Nos primeiros sete meses do governo de Jair Bolsonaro (PSL), 40 ex-ministros se uniram em manifestos, cartas abertas e notas de repúdio contra políticas, medidas e posturas da atual gestão federal. O ponto de convergência entre eles: a defesa da Constituição Federal de 1988.
Para compreender até que ponto o capitão reformado e sua equipe representam um rompimento e uma ameaça aos princípios expressos na carta Magna, o Brasil de Fato ouviu dois especialistas no tema: o historiador Cleonildo Cruz, da Universidad Nacional Tres de Febrero, da Argentina, e Ursula Dias Peres, especialista em políticas públicas e pesquisadora da Universidade de São Paulo (USP).
“O que está acontecendo é uma quebra de paradigma muito forte”, sintetiza Peres, coordenadora do curso de Políticas Públicas da Escola de Artes, Ciências e Humanidades (EACH) da USP.

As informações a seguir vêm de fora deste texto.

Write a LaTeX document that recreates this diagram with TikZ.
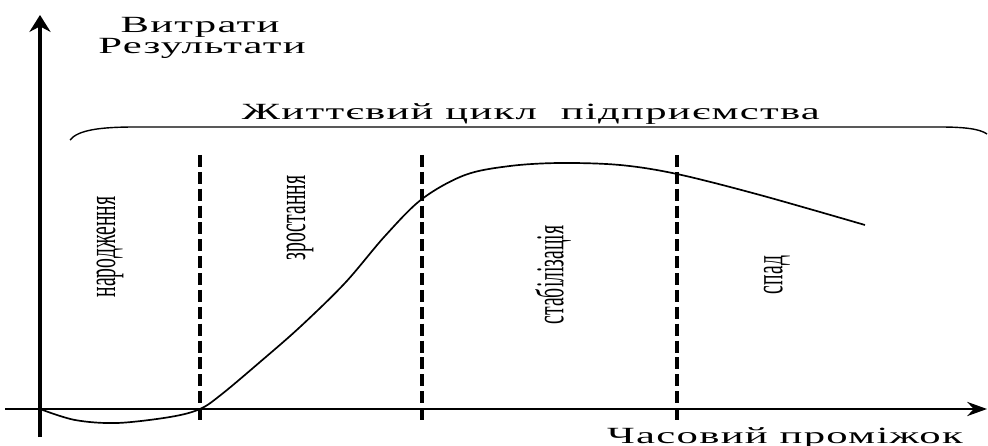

Na interpretação dela, os protagonistas da disputa política no Brasil das últimas décadas, o Partido da Social Democracia Brasileira (PSDB) e o Partido dos Trabalhadores (PT), se bem não concordavam em todas as propostas, tinham uma base muito forte no regramento constitucional de 88, o que resultou em um cenário de fortalecimento das políticas públicas.

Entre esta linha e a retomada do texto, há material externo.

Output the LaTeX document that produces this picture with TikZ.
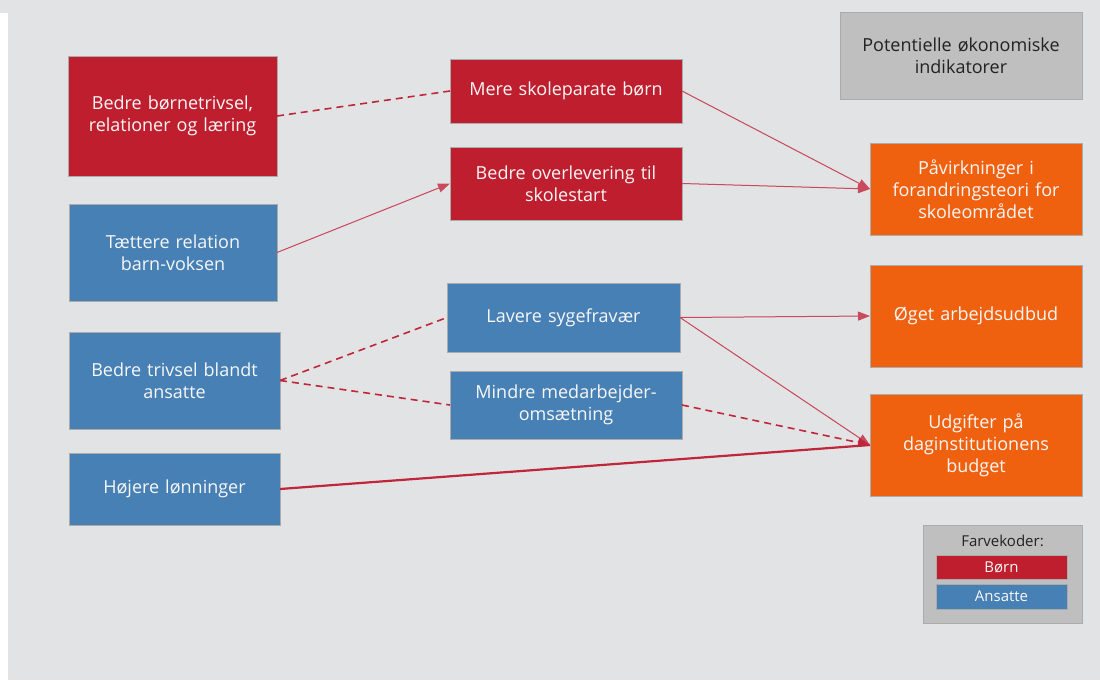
\documentclass[tikz,border=0pt]{standalone}
\usepackage{fontspec}
\setmainfont{Open Sans}
\usetikzlibrary{arrows.meta}
\definecolor{bg}{HTML}{E2E3E5}
\definecolor{boern}{HTML}{BE1E2D}
\definecolor{ansat}{HTML}{4780B4}
\definecolor{oekon}{HTML}{F0610F}
\definecolor{neutral}{HTML}{BFBFBF}
\definecolor{edge}{HTML}{ABABAB}
\definecolor{link}{HTML}{C0263A}
\definecolor{linklight}{HTML}{C94A5C}
\definecolor{ink}{HTML}{222222}
\definecolor{paper}{HTML}{F7F7F7}
\tikzset{
  box/.style={rectangle, draw=edge, line width=0.5pt, inner sep=0pt, outer sep=0pt,
    align=center, font=\fontsize{18}{22}\selectfont, text=paper},
  kidbox/.style={box, fill=boern},
  staffbox/.style={box, fill=ansat},
  econbox/.style={box, fill=oekon},
  greybox/.style={box, fill=neutral, text=ink},
  keybar/.style={rectangle, draw=edge, line width=0.5pt, minimum width=131pt,
    inner sep=0pt, text=paper, font=\fontsize{15}{17}\selectfont},
  tip/.style={-{Triangle[length=12pt,width=9pt]}},
  thinlink/.style={draw=linklight, line width=1pt},
  dashlink/.style={draw=link, line width=1.6pt, dash pattern=on 7pt off 5pt},
  boldlink/.style={draw=link, line width=2.2pt},
}
\begin{document}
\begin{tikzpicture}[x=1pt,y=-1pt]
  % canvas
  \fill[bg] (0,0) rectangle (1100,680);
  \fill[white] (0,12.7) rectangle (7.5,680);
  \useasboundingbox (0,0) rectangle (1100,680);

  % left column
  \node[kidbox, minimum width=209pt, minimum height=120pt, text width=204pt] (b1) at (172.5,116) {Bedre børnetrivsel,\\relationer og læring};
  \node[staffbox, minimum width=208pt, minimum height=97pt, text width=204pt] (b2) at (173,252.5) {Tættere relation\\barn-voksen};
  \node[staffbox, minimum width=211pt, minimum height=97pt, text width=204pt] (b3) at (174.5,380.5) {Bedre trivsel blandt\\ansatte};
  \node[staffbox, minimum width=211pt, minimum height=72pt, text width=204pt] (b4) at (174.5,489) {Højere lønninger};

  % middle column
  \node[kidbox, minimum width=232pt, minimum height=64pt, text width=226pt] (m1) at (566,91) {Mere skoleparate børn};
  \node[kidbox, minimum width=232pt, minimum height=73pt, text width=226pt] (m2) at (566,183.5) {Bedre overlevering til\\skolestart};
  \node[staffbox, minimum width=233pt, minimum height=69pt, text width=226pt] (m3) at (563.5,317.5) {Lavere sygefravær};
  \node[staffbox, minimum width=232pt, minimum height=68pt, text width=226pt] (m4) at (566,405) {Mindre medarbejder-\\omsætning};

  % right column
  \node[greybox, minimum width=242pt, minimum height=87pt, text width=236pt] (r0) at (961,55.5) {Potentielle økonomiske\\indikatorer};
  \node[econbox, minimum width=212pt, minimum height=92pt, text width=206pt] (r1) at (976,189) {Påvirkninger i\\forandringsteori for\\skoleområdet};
  \node[econbox, minimum width=212pt, minimum height=102pt, text width=206pt] (r2) at (976,316) {Øget arbejdsudbud};
  \node[econbox, minimum width=212pt, minimum height=102pt, text width=206pt] (r3) at (976,445) {Udgifter på\\daginstitutionens\\budget};

  % colour key
  \node[rectangle, draw=edge, fill=neutral, line width=0.8pt, minimum width=159pt, minimum height=98pt, inner sep=0pt] (key) at (1002.5,574) {};
  \node[text=ink, font=\fontsize{15}{17}\selectfont, inner sep=0pt] (keytitle) at (1002.5,541) {Farvekoder:};
  \node[keybar, fill=boern, minimum height=24pt] (keykid) at (1001.5,567) {Børn};
  \node[keybar, fill=ansat, minimum height=25pt] (keystaff) at (1001.5,596.5) {Ansatte};

  % connectors
  \draw[dashlink] (b1.east) -- (m1.west);
  \draw[thinlink, tip, fill=link] (b2.east) -- (m2.west);
  \draw[dashlink] (b3.east) -- (m3.west);
  \draw[dashlink] (b3.east) -- (m4.west);
  \draw[boldlink] (b4.east) -- (r3.west);
  \draw[thinlink, tip, fill=link] (m1.east) -- (r1.west);
  \draw[thinlink, tip, fill=link] (m2.east) -- (r1.west);
  \draw[thinlink, tip, fill=link] (m3.east) -- (r2.west);
  \draw[thinlink, tip, fill=link] (m3.east) -- (r3.west);
  \draw[dashlink, tip] (m4.east) -- (r3.west);
\end{tikzpicture}
\end{document}
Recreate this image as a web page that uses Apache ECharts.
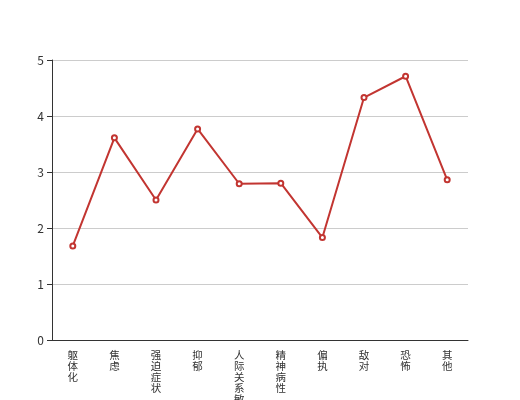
<!DOCTYPE html>
<html lang="zh">
<head>
    <meta charset="UTF-8">
    <title>症状因子得分</title>
    <script src="https://cdn.jsdelivr.net/npm/echarts/dist/echarts.min.js"></script>
    <style>
        body { margin: 0; background: #ffffff; }
        #chart { width: 520px; height: 400px; }
    </style>
</head>
<body>
    <div id="chart"></div>
    <script>
        const categories = ['躯体化', '焦虑', '强迫症状', '抑郁', '人际关系敏感', '精神病性', '偏执', '敌对', '恐怖', '其他'];
        const scores = [1.68, 3.61, 2.5, 3.77, 2.79, 2.8, 1.83, 4.33, 4.71, 2.86];

        let option = {
            backgroundColor: '#ffffff',
            textStyle: { fontFamily: '"Noto Sans CJK SC", sans-serif' },
            grid: { left: 52, right: 52, top: 60, bottom: 60, outerBoundsMode: 'none' },
            xAxis: {
                type: 'category',
                data: categories,
                axisLine: { lineStyle: { color: '#333' } },
                axisTick: { lineStyle: { color: '#333' } },
                axisLabel: {
                    color: '#333',
                    fontSize: 10.5,
                    lineHeight: 11,
                    margin: 10,
                    interval: 0,
                    // stack each character vertically
                    formatter: function (v) { return v.split('').join('\n'); }
                }
            },
            yAxis: {
                type: 'value',
                min: 0,
                max: 5,
                interval: 1,
                axisLine: { show: true, lineStyle: { color: '#333' } },
                axisTick: { show: true, lineStyle: { color: '#333' } },
                axisLabel: { color: '#333', fontSize: 12 },
                splitLine: { lineStyle: { color: '#ccc' } }
            },
            series: [{
                type: 'line',
                data: scores,
                symbol: 'emptyCircle',
                symbolSize: 5,
                itemStyle: { color: '#c23531', borderWidth: 1 },
                lineStyle: { color: '#c23531', width: 2 }
            }]
        };

        let chart = echarts.init(document.getElementById('chart'));
        chart.setOption(option);
    </script>
</body>
</html>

Por outro lado, a atual combinação de desinvestimento, recusa à universalização e rejeição às evidências científicas, segundo Peres, coloca o país em risco de limitar-se novamente à condição de subdesenvolvido em termos econômicos, sociais e tecnológicos.
Sobre as políticas preferenciais do governo Bolsonaro, Peres identifica no estímulo ao armamentismo e à defesa por conta própria uma demonstração de enfraquecimento das instituições ligadas à justiça e à segurança, com individualização das políticas.

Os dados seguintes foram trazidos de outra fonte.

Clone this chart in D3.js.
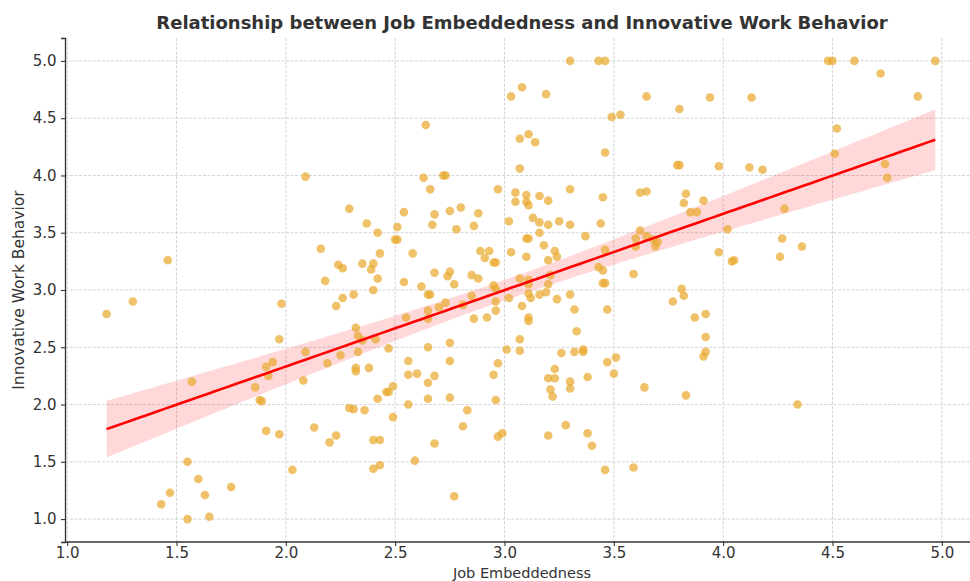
<!DOCTYPE html>
<html>
<head>
<meta charset="utf-8">
<script src="https://cdn.jsdelivr.net/npm/d3@7"></script>
<style>
  body { margin: 0; background: #fff; }
  svg { display: block; font-family: "DejaVu Sans", sans-serif; }
</style>
</head>
<body>
<svg id="chart" width="970" height="581"></svg>
<script>
// job embeddedness (x) and innovative work behavior (y)
const embeddedness = [
  3.30, 3.43, 3.46, 4.48, 4.50, 4.60, 4.97, 4.72, 4.89, 4.13, 4.52, 4.51, 4.12, 4.18, 4.74, 4.75, 4.28,
  3.08, 3.03, 3.19, 3.65, 3.80, 3.94, 3.49, 3.53, 3.07, 3.11, 3.14, 3.46, 3.07, 3.79, 3.80, 3.98,
  3.05, 3.10, 3.10, 3.16, 3.20, 3.30, 3.45, 3.62, 3.65, 3.83, 3.82, 3.91,
  2.09, 2.64, 2.63, 2.72, 2.73, 2.66, 2.97, 3.05,
  2.29, 2.54, 2.68, 2.75, 2.80, 2.88, 2.37, 2.67, 2.86, 3.02, 2.78, 2.51, 2.42, 2.50, 2.51,
  2.16, 2.43, 2.58, 2.89, 2.93, 2.91, 2.95, 2.96, 3.03, 2.24, 2.26, 2.35, 2.40, 2.39, 2.42,
  2.18, 2.54, 2.68, 2.74, 2.75, 2.77, 2.85, 2.88, 2.95, 3.07, 2.40, 2.62, 2.65, 2.66, 2.31,
  2.26, 2.23, 2.73, 2.70, 2.81, 2.85, 2.96, 3.02, 2.96, 2.96, 2.92, 2.86, 2.65, 2.65, 2.55,
  2.32, 2.33, 2.35, 2.41, 2.09, 2.25, 2.33, 2.47, 2.19, 2.32, 2.32, 2.38, 2.56, 2.65, 2.75,
  2.75, 2.97, 2.95, 3.01, 3.07, 3.07, 2.56, 2.60, 2.68,
  3.11, 3.13, 3.16, 3.20, 3.25, 3.30, 3.44, 3.10, 3.11, 3.16, 3.37, 3.18, 3.23, 3.24, 3.10,
  3.20, 3.46, 3.43, 3.45, 3.45, 3.46, 3.11, 3.11, 3.21, 3.20, 3.11, 3.12, 3.16, 3.19, 3.30,
  3.24, 3.08, 3.32, 3.47, 3.11, 3.11, 3.33, 3.26, 3.32, 3.36, 3.36, 3.47, 3.51, 3.23, 3.50,
  3.38, 3.20, 3.23,
  3.62, 3.60, 3.65, 3.68, 3.69, 3.70, 3.60, 3.85, 3.88, 4.02, 3.98, 4.04, 4.05, 3.59, 3.81,
  3.82, 3.77, 3.87, 3.92, 3.92, 3.92, 3.91, 4.27, 4.36, 4.26,
  1.18, 1.30, 1.46, 1.98, 1.97, 1.91, 1.94, 1.92,
  1.57, 1.86, 1.88, 1.89, 1.91, 1.97, 1.55, 1.60, 1.47, 1.43, 1.63, 1.75, 1.55, 1.65, 2.03,
  2.08, 2.65, 2.42, 2.46, 2.47, 2.49, 2.65, 2.56, 2.75, 2.96, 2.29, 2.31, 2.36, 2.49, 2.83,
  2.13, 2.23, 2.20, 2.40, 2.43, 2.81, 2.68, 2.97, 2.99, 2.40, 2.43, 2.59, 2.77,
  3.30, 3.21, 3.30, 3.22, 3.64, 3.83, 3.28, 3.20, 3.38, 3.40, 3.46, 3.59, 4.34
];
const innovation = [
  5.00, 5.00, 5.00, 5.00, 5.00, 5.00, 5.00, 4.89, 4.69, 4.68, 4.41, 4.19, 4.07, 4.05, 4.10, 3.98, 3.71,
  4.77, 4.69, 4.71, 4.69, 4.58, 4.68, 4.51, 4.53, 4.32, 4.36, 4.29, 4.20, 4.06, 4.09, 4.09, 4.08,
  3.77, 3.83, 3.77, 3.82, 3.78, 3.88, 3.81, 3.85, 3.86, 3.84, 3.76, 3.78,
  3.99, 4.44, 3.98, 4.00, 4.00, 3.88, 3.88, 3.85,
  3.71, 3.68, 3.66, 3.69, 3.72, 3.67, 3.58, 3.57, 3.56, 3.60, 3.53, 3.55, 3.50, 3.44, 3.44,
  3.36, 3.32, 3.32, 3.34, 3.34, 3.28, 3.24, 3.24, 3.33, 3.22, 3.19, 3.23, 3.23, 3.18, 3.10,
  3.08, 3.07, 3.15, 3.12, 3.16, 3.05, 3.13, 3.10, 3.04, 3.10, 3.00, 3.03, 2.96, 2.96, 2.96,
  2.93, 2.86, 2.89, 2.85, 2.87, 2.95, 3.01, 2.93, 2.90, 2.82, 2.76, 2.75, 2.82, 2.75, 2.76,
  2.67, 2.60, 2.56, 2.57, 2.46, 2.43, 2.46, 2.49, 2.36, 2.32, 2.29, 2.32, 2.38, 2.50, 2.54,
  2.38, 2.36, 2.26, 2.48, 2.47, 2.57, 2.26, 2.27, 2.25,
  3.74, 3.63, 3.59, 3.57, 3.60, 3.57, 3.58, 3.45, 3.45, 3.50, 3.47, 3.39, 3.34, 3.29, 3.29,
  3.26, 3.35, 3.20, 3.17, 3.06, 3.06, 3.09, 3.05, 3.13, 3.05, 2.97, 2.93, 2.96, 2.98, 2.96,
  2.92, 2.86, 2.83, 2.83, 2.76, 2.73, 2.64, 2.45, 2.46, 2.48, 2.46, 2.37, 2.41, 2.31, 2.27,
  2.24, 2.23, 2.23,
  3.52, 3.45, 3.47, 3.44, 3.38, 3.42, 3.38, 3.68, 3.68, 3.53, 3.33, 3.25, 3.26, 3.14, 3.01,
  2.95, 2.90, 2.76, 2.79, 2.59, 2.46, 2.42, 3.45, 3.38, 3.29,
  2.79, 2.90, 3.26, 2.88, 2.57, 2.33, 2.37, 2.25,
  2.20, 2.15, 2.04, 2.03, 1.77, 1.74, 1.50, 1.35, 1.23, 1.13, 1.21, 1.28, 1.00, 1.02, 1.43,
  2.21, 2.19, 2.05, 2.11, 2.11, 2.16, 2.05, 2.00, 2.06, 2.04, 1.97, 1.96, 1.95, 1.89, 1.95,
  1.80, 1.73, 1.67, 1.69, 1.69, 1.81, 1.66, 1.72, 1.75, 1.44, 1.47, 1.51, 1.20,
  2.20, 2.13, 2.14, 2.07, 2.15, 2.08, 1.82, 1.73, 1.75, 1.64, 1.43, 1.45, 2.00
];
const xTicks = [1.0, 1.5, 2.0, 2.5, 3.0, 3.5, 4.0, 4.5, 5.0];
const yTicks = [1.0, 1.5, 2.0, 2.5, 3.0, 3.5, 4.0, 4.5, 5.0];

const svg = d3.select('#chart');
const plotL = 65, plotR = 979, plotT = 38, plotB = 542;

const x = d3.scaleLinear().domain([0.99, 5.17]).range([plotL, plotR]);
const y = d3.scaleLinear().domain([0.8, 5.2]).range([plotB, plotT]);

const points = embeddedness.map((v, i) => ({ x: v, y: innovation[i] }));

// grid
svg.append('g')
  .selectAll('line')
  .data(xTicks)
  .join('line')
  .attr('x1', d => x(d)).attr('x2', d => x(d))
  .attr('y1', plotT).attr('y2', plotB)
  .attr('stroke', '#cfcfcf').attr('stroke-width', 0.9)
  .attr('stroke-dasharray', '3,1.6');
svg.append('g')
  .selectAll('line')
  .data(yTicks)
  .join('line')
  .attr('x1', plotL).attr('x2', plotR)
  .attr('y1', d => y(d)).attr('y2', d => y(d))
  .attr('stroke', '#cfcfcf').attr('stroke-width', 0.9)
  .attr('stroke-dasharray', '3,1.6');

// least squares fit with 95% confidence band
const n = points.length;
const mx = d3.mean(points, d => d.x), my = d3.mean(points, d => d.y);
const sxx = d3.sum(points, d => (d.x - mx) ** 2);
const sxy = d3.sum(points, d => (d.x - mx) * (d.y - my));
const slope = sxy / sxx, icpt = my - slope * mx;
const sres = Math.sqrt(d3.sum(points, d => (d.y - (icpt + slope * d.x)) ** 2) / (n - 2));
const [xmin, xmax] = d3.extent(embeddedness);
const grid = d3.range(0, 101).map(i => xmin + (xmax - xmin) * i / 100);
const fit = grid.map(g => {
  const yh = icpt + slope * g;
  const h = 1.97 * sres * Math.sqrt(1 / n + (g - mx) ** 2 / sxx);
  return { x: g, y: yh, lo: yh - h, hi: yh + h };
});

svg.append('path')
  .datum(fit)
  .attr('d', d3.area().x(d => x(d.x)).y0(d => y(d.lo)).y1(d => y(d.hi)))
  .attr('fill', '#ff0000').attr('fill-opacity', 0.15);

svg.append('g')
  .selectAll('circle')
  .data(points)
  .join('circle')
  .attr('cx', d => x(d.x))
  .attr('cy', d => y(d.y))
  .attr('r', 4.3)
  .attr('fill', '#e9a92f')
  .attr('fill-opacity', 0.72);

svg.append('path')
  .datum(fit)
  .attr('d', d3.line().x(d => x(d.x)).y(d => y(d.y)))
  .attr('fill', 'none').attr('stroke', '#ff0000').attr('stroke-width', 2.6);

// axes
const xAxis = svg.append('g')
  .attr('transform', `translate(0,${plotB})`)
  .call(d3.axisBottom(x).tickValues(xTicks).tickFormat(d3.format('.1f')).tickSizeOuter(0).tickSize(4));
const yAxis = svg.append('g')
  .attr('transform', `translate(${plotL},0)`)
  .call(d3.axisLeft(y).tickValues(yTicks).tickFormat(d3.format('.1f')).tickSizeOuter(0).tickSize(4));

[xAxis, yAxis].forEach(a => {
  a.select('.domain').attr('stroke', '#333').attr('stroke-width', 1.3);
  a.selectAll('.tick line').attr('stroke', '#333').attr('stroke-width', 1.1);
  a.selectAll('.tick text').attr('fill', '#333').attr('font-size', 15)
    .attr('font-family', '"DejaVu Sans", sans-serif');
});
xAxis.selectAll('.tick text').attr('y', 5).attr('dy', '0.75em');
yAxis.selectAll('.tick text').attr('dx', '-0.1em');
xAxis.select('.domain').attr('d', `M${plotL},0H${970}`);

svg.append('text')
  .attr('x', (plotL + plotR) / 2).attr('y', 29)
  .attr('text-anchor', 'middle')
  .attr('font-size', 18).attr('font-weight', 'bold').attr('fill', '#333')
  .text('Relationship between Job Embeddedness and Innovative Work Behavior');

svg.append('text')
  .attr('x', (plotL + plotR) / 2).attr('y', 578)
  .attr('text-anchor', 'middle')
  .attr('font-size', 14.5).attr('fill', '#333')
  .text('Job Embeddedness');

svg.append('text')
  .attr('transform', `translate(24,${(plotT + plotB) / 2}) rotate(-90)`)
  .attr('text-anchor', 'middle')
  .attr('font-size', 15.5).attr('fill', '#333')
  .text('Innovative Work Behavior');
</script>
</body>
</html>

“É o contrário do que a gente acredita. Elas devem ser coletivas e, se possível, universais”, contrapõe.
Para ela, a Emenda Constitucional 95 – do teto de gastos –, ainda no governo de Michel Temer (MDB), foi uma “semente de desregulamentação do Estado”. O governo Bolsonaro tornou o desmonte sistemática.
Constituição traída
“Nunca houve, desde o processo de redemocratização, um encontro de ex-ministros para tratar de temas tão cruciais”, observa o historiador Cleonildo Cruz, sobre as recentes manifestações conjuntas de políticos de diferentes orientações políticas que comandaram ministérios no passado – todas em repúdio a iniciativas do atual governo.
“Até a Constituinte tínhamos um regime ditatorial civil, militar e empresarial que tutelou todas as políticas públicas”, rememora, pontuando que, na volta do governo aos civis, a Constituição foi “basilar” para formular as novas políticas. “Depois delas tivemos a efetivação de políticas protetivas, de consolidação da dignidade humana. E hoje a gente vê o desmonte completo delas”, assinala.
Ele lembra que o Estatuto da Criança e do Adolescente foi sancionado em 1990, o Estatuto do Idoso, em 2003, e o da Igualdade Racial, em 2010. “Agora, com o governo de extrema direita, temos a terra arrasada de todas essas políticas. Nossa Constituição tem sido rasgada, desmantelada”, afirma.
Cruz localiza a origem do processo que o país vive muito antes do golpe que derrubou Dilma Rousseff (PT) e alçou Temer à Presidência, em 2016: “A raiz já vem desde o regime militar. Foi fruto dessa Lei de Anistia que não puniu os agentes da ditadura. Os agentes do Estado que agiram criminalmente ficaram incólumes, sem ser responsabilizados civil e criminalmente”.
Segundo o entrevistado – que também dirigiu documentários sobre o período militar, a anistia e a elaboração constitucional –, o país precisará varrer essa ambiguidade para consolidar sua democracia.
Reforma tributária e disposição ao debate
Os entrevistados pelo Brasil de Fato também fizeram projeções e propostas para o próximo período.
Ursula Dias Peres defende que, ao lado da preservação de direitos, a esquerda e as forças progressistas reúnam-se para pressionar por uma reforma tributária. Segundo ela, sem isso, não será possível pautar a defesa das garantias constitucionais.
“Temos uma taxação baixa sobre a renda, baixíssima sobre patrimônio e muito desestruturada sobre o consumo e a produção – às vezes, bitributada. Quanto mais pobre, maior a carga tributária”, questiona.
Para Cleonildo Cruz, é preciso “furar a bolha”, debater com as pessoas que não pensam parecido. Nesse sentido, ele elogia a iniciativa do site The Intercept Brasil de compartilhar as revelações da Vaza Jato com veículos que atingem outros públicos, a exemplo da Folha de S. Paulo e da Veja.
“É preciso ocupar os espaços e ocupar as ruas. Não à conciliação, sim à radicalidade democrática”, propõe.